Depuis les premières statistiques sur le sujet, en 2013, 65 enfants ont été assassinés en Espagne dans le cadre de violences conjugales et vicariantes, dont neuf en 2024. «C’est la femme qui subit le préjudice, et le préjudice est causé par l’intermédiaire de tiers, par procuration. L’agresseur sait qu’en blessant et en assassinant les enfants, la femme ne s’en remettra jamais. C’est la forme ultime de préjudice», développe dans ses écrits Sonia Vaccaro, psychologue argentine qui a théorisé le concept en 2012. Une violence «qui ne fait pour l’instant pas partie de l’ordre juridique», et dont la ministre espagnole en charge de l’Egalité, Ana Redondo, a déclaré qu’il était «indispensable de la qualifier, de l’y incorporer et de la définir».

Pour être effective, la réforme doit encore être adoptée par le Parlement espagnol. Le texte prévoit des peines d’emprisonnement de six mois et un jour à trois ans, auxquelles s’ajouterait l’interdiction de porter des armes pendant trois à cinq ans. Le projet de législation introduit aussi une sanction interdisant à l’agresseur de publier des informations ou documents susceptibles de causer davantage de douleur à la victime.
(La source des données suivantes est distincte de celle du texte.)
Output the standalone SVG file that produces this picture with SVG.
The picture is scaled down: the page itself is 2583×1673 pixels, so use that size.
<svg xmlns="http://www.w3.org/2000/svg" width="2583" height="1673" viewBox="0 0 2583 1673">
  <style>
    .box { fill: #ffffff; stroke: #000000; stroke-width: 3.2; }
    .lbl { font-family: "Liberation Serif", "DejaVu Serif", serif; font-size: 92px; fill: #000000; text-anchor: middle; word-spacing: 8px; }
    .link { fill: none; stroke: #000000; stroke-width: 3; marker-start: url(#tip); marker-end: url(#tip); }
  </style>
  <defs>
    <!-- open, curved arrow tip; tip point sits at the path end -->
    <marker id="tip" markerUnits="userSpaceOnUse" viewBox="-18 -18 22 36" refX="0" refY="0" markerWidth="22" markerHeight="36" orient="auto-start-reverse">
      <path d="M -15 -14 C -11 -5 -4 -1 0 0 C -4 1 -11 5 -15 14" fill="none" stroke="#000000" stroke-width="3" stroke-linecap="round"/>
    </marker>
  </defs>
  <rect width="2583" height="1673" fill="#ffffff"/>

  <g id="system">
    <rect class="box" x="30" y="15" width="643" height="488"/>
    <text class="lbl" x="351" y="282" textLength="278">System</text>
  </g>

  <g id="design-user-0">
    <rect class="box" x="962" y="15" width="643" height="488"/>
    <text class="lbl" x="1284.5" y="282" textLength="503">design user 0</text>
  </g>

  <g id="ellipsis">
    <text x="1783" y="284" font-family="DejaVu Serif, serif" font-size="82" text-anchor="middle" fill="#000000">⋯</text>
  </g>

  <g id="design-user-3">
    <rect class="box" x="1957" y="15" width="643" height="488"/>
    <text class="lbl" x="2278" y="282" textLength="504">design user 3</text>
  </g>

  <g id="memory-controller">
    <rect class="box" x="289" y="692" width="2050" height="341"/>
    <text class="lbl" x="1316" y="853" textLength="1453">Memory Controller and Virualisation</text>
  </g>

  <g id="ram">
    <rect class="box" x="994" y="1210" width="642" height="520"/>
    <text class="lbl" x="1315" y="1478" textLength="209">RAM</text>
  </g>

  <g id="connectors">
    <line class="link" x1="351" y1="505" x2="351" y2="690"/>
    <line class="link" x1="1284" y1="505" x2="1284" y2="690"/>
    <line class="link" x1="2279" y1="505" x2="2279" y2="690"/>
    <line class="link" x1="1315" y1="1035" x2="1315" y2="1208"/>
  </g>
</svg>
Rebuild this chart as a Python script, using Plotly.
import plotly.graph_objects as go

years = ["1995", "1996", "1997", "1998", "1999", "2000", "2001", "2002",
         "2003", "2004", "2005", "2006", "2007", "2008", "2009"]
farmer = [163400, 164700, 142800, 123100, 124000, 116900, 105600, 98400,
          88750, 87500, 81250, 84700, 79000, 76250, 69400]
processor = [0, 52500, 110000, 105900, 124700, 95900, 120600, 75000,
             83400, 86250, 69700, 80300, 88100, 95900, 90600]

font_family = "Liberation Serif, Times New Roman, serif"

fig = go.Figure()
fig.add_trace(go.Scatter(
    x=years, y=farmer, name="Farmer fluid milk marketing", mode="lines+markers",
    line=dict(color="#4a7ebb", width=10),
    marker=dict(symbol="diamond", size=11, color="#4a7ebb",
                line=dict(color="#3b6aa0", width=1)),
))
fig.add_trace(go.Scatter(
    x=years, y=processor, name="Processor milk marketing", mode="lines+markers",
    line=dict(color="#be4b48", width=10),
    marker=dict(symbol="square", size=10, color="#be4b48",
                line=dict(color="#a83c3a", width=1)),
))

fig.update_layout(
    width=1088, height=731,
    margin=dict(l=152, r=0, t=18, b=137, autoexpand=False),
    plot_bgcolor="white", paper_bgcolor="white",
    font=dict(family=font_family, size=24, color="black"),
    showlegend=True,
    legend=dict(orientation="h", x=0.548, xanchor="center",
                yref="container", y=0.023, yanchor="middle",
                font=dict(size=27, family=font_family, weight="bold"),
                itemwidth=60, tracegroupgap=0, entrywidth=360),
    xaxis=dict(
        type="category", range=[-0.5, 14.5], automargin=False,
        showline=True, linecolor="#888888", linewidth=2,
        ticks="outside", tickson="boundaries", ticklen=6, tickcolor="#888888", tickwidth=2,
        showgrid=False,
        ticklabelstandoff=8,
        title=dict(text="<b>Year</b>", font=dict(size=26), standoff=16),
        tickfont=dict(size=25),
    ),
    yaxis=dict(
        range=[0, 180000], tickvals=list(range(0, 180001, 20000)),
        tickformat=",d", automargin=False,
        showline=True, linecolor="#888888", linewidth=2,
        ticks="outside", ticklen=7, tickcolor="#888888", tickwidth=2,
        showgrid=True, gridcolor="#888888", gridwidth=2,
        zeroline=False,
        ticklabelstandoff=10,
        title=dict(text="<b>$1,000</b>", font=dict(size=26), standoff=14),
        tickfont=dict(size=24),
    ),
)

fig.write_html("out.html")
La France encore à la traîne

En France, les violences vicariantes sont encore peu connues du grand public, même si la notion commence à s’imposer dans les cercles militants féministes. En juillet 2024, après qu’un père a défenestré ses deux enfants à la suite d’une dispute avec sa compagne, un collectif «engagé contre les violences faites aux enfants et les violences conjugales» avait publié une tribune dans Libération, réunissant plus de 500 signataires. «En France, pays des droits de l’homme, un enfant est tué tous les cinq jours par l’un de ses parents et une femme est tuée par son conjoint ou ex-conjoint tous les trois jours. En France, pays des droits de l’homme, 220 000 femmes déclarent chaque année être victimes de violences conjugales et 400 000 enfants en sont co-victimes», dénonçaient les auteurs de la tribune.

Selon les derniers chiffres du ministère de l’Intérieur, pour l’année 2023, neuf enfants ont été tués dans un contexte de violences conjugales (dont sept mineurs tués concomitamment à l’homicide de l’un de ses parents) et douze l’année précédente (dont huit infanticides en même temps que l’un des parents). La doctorante en sociologie spécialiste des violences de genre Gwenola Sueur estime qu’entre 2006 et 2021, 222 enfants au total ont été tués dans ces circonstances.

En France, c’est la notion de «contrôle coercitif» – dont découlent les violences vicariantes – qui commence tout juste à émerger dans le champ juridique et le débat public. Théorisé en 2007 par le sociologue Evan Stark, le contrôle coercitif est décrit comme un «schéma de violences masculines visant à étendre une domination dans le temps et l’espace social, en dégradant l’autonomie des femmes, en les isolant et en infiltrant le moindre aspect de leur vie, y compris les plus intimes». En exemple de ce contrôle sont souvent cités des agissements du quotidien, comparables aux mécanismes des violences vicariantes, comme le fait pour un homme de confisquer le téléphone de sa compagne ou de contrôler sa tenue. En février 2025, les députés ont adopté en première lecture son introduction dans le Code pénal ; une avancée jugée encore trop légère par certains.